Prosecutors weren’t taking aim at the Trump campaign but rather a Nevada man who ran a scam PAC that bilked small donors with false promises to support various political causes—mostly Trump-related—and who fraudulently obtained PPP relief funds. But, as the feds note, the fraudster lifted almost all of his fundraising material (including the source code for the PAC’s website) from the Trump campaign.
As any nonprofit fundraiser can tell you, the promise of “matching funds” is a highly effective way to boost donations. And, coming from your favorite public radio station or charity, it’s usually a legitimate promise—the nonprofit has a matching donor at the ready. In the political world, there is almost never a matching donor—that’s because campaign finance limits prevent benefactors from giving anywhere near the kind of money needed to match. A nonprofit, which is not confined by contribution limits, only needs one big-spending donor to cover its matches. But in politics, the most a single donor can give to a candidate during a given election cycle is $5,800. Effectively matching all the donations that might pour in from a small-donor fundraising campaign like those mounted by the Trump campaign would require having numerous max donors standing by. The logistics are just too impractical.
There are pretty strict rules governing how nonprofits can operate—they can’t, for example, lie and deceive to raise money. But political campaigns are given wider latitude because their fundraising efforts are considered political speech. For this reason, prosecutors and regulators typically have been leery of cracking down on deceptive political fundraising tactics.
On Monday, however, the Justice Department signaled that it has noticed the matching-funds appeals and finds them dishonest.

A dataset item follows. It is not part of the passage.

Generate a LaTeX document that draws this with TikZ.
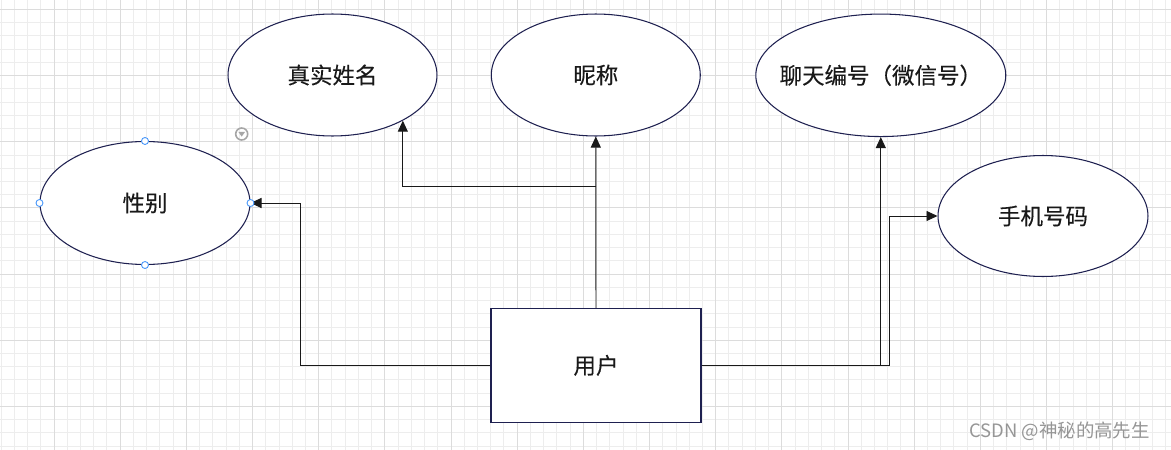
\documentclass[tikz,border=0pt]{standalone}
\usepackage{fontspec}
\newfontfamily\cjk[FakeBold=0.2]{Noto Sans CJK SC}
\newfontfamily\cjkwm{Noto Sans CJK SC}
\usetikzlibrary{shapes.geometric,arrows.meta}
\definecolor{navy}{RGB}{30,32,80}
\definecolor{gridlo}{RGB}{237,237,237}
\definecolor{gridhi}{RGB}{220,220,220}
\definecolor{handleblue}{RGB}{70,150,250}
\definecolor{wmgray}{RGB}{150,150,150}
\begin{document}
\begin{tikzpicture}[x=0.02cm, y=-0.02cm,
    attr/.style={ellipse, draw=navy, line width=0.6pt, fill=white, inner sep=0pt,
        font=\cjk\fontsize{12.8}{15}\selectfont, text=black!90,
        minimum width=4.18cm, minimum height=2.44cm},
    ent/.style={rectangle, draw=navy, line width=0.6pt, fill=white, inner sep=0pt,
        font=\cjk\fontsize{12.8}{15}\selectfont, text=black!90,
        minimum width=4.2cm, minimum height=2.28cm},
    arr/.style={-{Triangle[length=0.22cm,width=0.2cm]}, line width=0.55pt, black!90},
    handle/.style={draw=handleblue, fill=white, line width=0.5pt},
    minorline/.style={gridlo, line width=0.5pt},
    majorline/.style={gridhi, line width=0.5pt}]
    \fill[white] (0,0) rectangle (1171,450);
    \useasboundingbox (0,0) rectangle (1171,450);
    \begin{scope}
        \clip (0,0) rectangle (1171,450);
        \foreach \k in {-4,...,85}
            \draw[minorline] ({54+13.233*\k},0) -- ({54+13.233*\k},450);
        \foreach \k in {0,...,33}
            \draw[minorline] (0,{9.4+13.233*\k}) -- (1171,{9.4+13.233*\k});
        \foreach \m in {0,...,16}
            \draw[majorline] ({54+66.17*\m},0) -- ({54+66.17*\m},450);
        \foreach \m in {0,...,6}
            \draw[majorline] (0,{9.4+66.17*\m}) -- (1171,{9.4+66.17*\m});
    \end{scope}

    \node[attr] (zsxm) at (332.5,75) {真实姓名};
    \node[attr] (nc) at (595.8,75) {昵称};
    \node[attr, minimum width=5cm, minimum height=2.45cm] (ltbh) at (880.8,75.3) {\makebox[0pt]{聊天编号（微信号）}};
    \node[attr, minimum width=4.2cm, minimum height=2.46cm] (xb) at (145,203) {性别};
    \node[attr, minimum width=4.2cm, minimum height=2.42cm] (sjhm) at (1043,216) {手机号码};
    \node[ent] (yh) at (596,365.3) {用户};

    \coordinate (jtop) at (596,186.3);
    \coordinate (jleft) at (300,203);
    \coordinate (jright) at (889.3,216);

    \draw[arr] (yh.north) -- (nc.south);
    \draw[arr] (jtop) -| (zsxm.-33);
    \draw[arr] (yh.west) -| (jleft) -- (xb.east);
    \draw[arr] (yh.east) -| (ltbh.south);
    \draw[arr] (yh.east) -| (jright) -- (sjhm.west);

    \foreach \a in {north,south,east,west}
        \draw[handle] (xb.\a) circle (3.5);
    \draw[gray!70, line width=0.9pt] (241.7,134) circle (6);
    \fill[gray!70] (238.3,131.8) -- (245.1,131.8) -- (241.7,136.6) -- cycle;

    \node[anchor=east, font=\cjkwm\fontsize{10.5}{12}\selectfont, text=wmgray] (wm) at (1156,431) {CSDN @神秘的高先生};
\end{tikzpicture}
\end{document}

This warning came as part of the case against James Kyle Bell, who set up a supposedly pro-Trump super-PAC called Keep America Great Again (he later switched tactics and tried to disguise his group as a pro-Joe Biden super-PAC). In his fundraising blasts, Bell offered to match donations by five times. Despite raising more than $250,000, Bell never spent any of the money supporting Trump, Biden, or any other political candidate or cause. Bell also fraudulently applied for PPP relief funds on behalf of shell companies he had set up, and eventually received at least $1 million. Bell pleaded guilty on Monday to wire fraud. Buried in the court filings, federal prosecutors revealed a very negative view of the tactic of promising matching funds.
Bell’s super-PAC reached more than 42,000 people with its fundraising emails—as many as 1,000 donated—and his “e-mail marketing contained material misrepresentations including promising ‘5X’ matching of any donation,” prosecutors noted. While that is a far cry from prosecuting anyone for using the tactic, according to Paul S. Ryan, vice president of policy and litigation at watchdog group Common Cause, it still raises the stakes for any campaign thinking about offering matches they can’t actually make.
“Would the DOJ go after a PAC making legitimate political expenditures and contributions, but that falsely used ‘match’ language in its solicitation of contributions? I don’t know and won’t venture a guess,” Ryan says. “But candidates and PACs should now be on notice that the DOJ considers such false ‘match’ language to be a material misrepresentation to donors. All candidates and PACs should steer clear from using material misrepresentations when soliciting contributions.”